Dedicating media and money to uplifting white male candidates who fail to energize women of color—and then hoping those same women will swoop in to save the day—is insulting. Inviting women of color to decision-making tables after the major decisions have already been made is insulting. Assuming the seat of power is at your table and not the table of countless leaders who are women of color is insulting.
The She the People presidential forum was held at Granville C. Sawyer auditorium at Texas Southern University, a geographical choice which makes clear the forum’s intent to engage, uplift, and center Black, brown, and indigenous women.
Texas Southern is a historically Black college in the deep South. Historically Black colleges and universities carry both the legacies of Black cultural pride and white supremacy. Reconstruction- and Jim Crow-era Black Americans could not gain entry into existing universities due to individual and institutional racism. HBCUs were created to fill the gap. HBCUs are important educational institutions, but they are also the site of a great deal of Black cultural production and a deep source of pride.
Texas Southern is also in Barbara Jordan's district. Barbara Jordan was the first Black American to be elected to the Texas Senate after Reconstruction, and the first Southern Black woman elected to the U.S. House of Representatives. She was the first Black woman to deliver a keynote address at the Democratic National Convention, and She the People brought a groundbreaking presidential forum centered on women of color to her back yard.

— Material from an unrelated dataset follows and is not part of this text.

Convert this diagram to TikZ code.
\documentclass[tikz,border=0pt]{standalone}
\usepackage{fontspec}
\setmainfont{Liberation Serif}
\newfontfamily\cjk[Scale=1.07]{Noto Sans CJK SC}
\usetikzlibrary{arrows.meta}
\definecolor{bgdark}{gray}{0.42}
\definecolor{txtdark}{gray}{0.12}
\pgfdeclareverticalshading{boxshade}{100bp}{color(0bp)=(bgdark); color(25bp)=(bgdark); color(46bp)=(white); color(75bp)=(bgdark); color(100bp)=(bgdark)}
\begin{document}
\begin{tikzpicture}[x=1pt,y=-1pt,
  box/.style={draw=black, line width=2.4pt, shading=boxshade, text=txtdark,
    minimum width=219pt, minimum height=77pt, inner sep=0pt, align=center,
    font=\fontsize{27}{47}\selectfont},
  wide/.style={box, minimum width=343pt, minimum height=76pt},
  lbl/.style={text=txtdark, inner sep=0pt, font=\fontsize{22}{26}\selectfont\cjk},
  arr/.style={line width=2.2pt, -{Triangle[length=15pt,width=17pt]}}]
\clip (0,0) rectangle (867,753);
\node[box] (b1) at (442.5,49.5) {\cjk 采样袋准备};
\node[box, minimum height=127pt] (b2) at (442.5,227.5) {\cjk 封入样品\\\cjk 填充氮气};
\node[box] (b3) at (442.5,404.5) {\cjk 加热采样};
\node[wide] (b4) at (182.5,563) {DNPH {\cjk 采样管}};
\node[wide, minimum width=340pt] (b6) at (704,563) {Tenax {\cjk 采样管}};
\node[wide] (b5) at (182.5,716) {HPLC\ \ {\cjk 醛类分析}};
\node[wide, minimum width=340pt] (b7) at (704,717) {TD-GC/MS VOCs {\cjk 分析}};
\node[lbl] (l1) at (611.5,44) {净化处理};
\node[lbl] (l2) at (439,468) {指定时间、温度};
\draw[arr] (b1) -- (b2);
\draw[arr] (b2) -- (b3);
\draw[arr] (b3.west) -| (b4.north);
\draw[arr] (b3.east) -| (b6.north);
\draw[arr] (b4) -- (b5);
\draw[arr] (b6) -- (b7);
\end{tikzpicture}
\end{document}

We believe that the road to the White House has to stop at a Black woman's house. And for me, that candidate needs to come in and have a cup of tea. So today, 1,700 women of color have come to Houston with our cups of tea to have a serious conversation about the issues we care about.
-- Glynda C. Carr
As a queer Black woman from the South, the forum's location had huge personal significance for me. I am an HBCU graduate. While I have tremendous pride in my alma mater and big love for HBCUs in general, our institutions are often seen as inferior institutions—sometimes even by other Black folks—because they were created for and run by Black people. I am a Southerner by birth, and I fight constantly against liberal notions of the South as a wasteland civilized voters should just leave behind, despite having some of the heaviest concentrations of people of color in the country. I am a Black woman in politics, and I recognize every day that I stand on the shoulders of elders and ancestors like Barbara Jordan, who blazed the trails that allow me to be really opinionated in public without (much) fear of reprisal or death.
Even though it was my first time on that campus, it felt like home. I was there to hear eight people from all over the country, from eight different backgrounds, from eight different sets of experiences that brought them to TSU, all hoping to justify themselves before a crowd of people who looked like me, in a space that didn't welcome me or accommodate me as an afterthought, but was created for people like me. This was one space where I wasn't studying the codes and adjusting myself accordingly, but where people who want the highest seat of power in this country were studying my codes and trying to act accordingly, and with authenticity.
Just that small shift of power was genius. If progressives want to transform our democracy and wrestle control from right-wing demagogues who are clawing and clinging to their positions, we will need to learn to tip power more often toward those that society marginalizes. We will have to recognize both the gifts and genius that women of color are bringing to our fights. We will have to open our hearts and minds to bold visions, and challenge our notions of what is possible and who is electable.
Aimee Allison and She the People will give us many more opportunities to learn from and be transformed by the wisdom of politically active, civically engaged, community-focused women of color. The next event on their calendar is the first Swing State Town Hall, scheduled for May 18, 2019 in Richmond, Virginia, at Virginia Union University.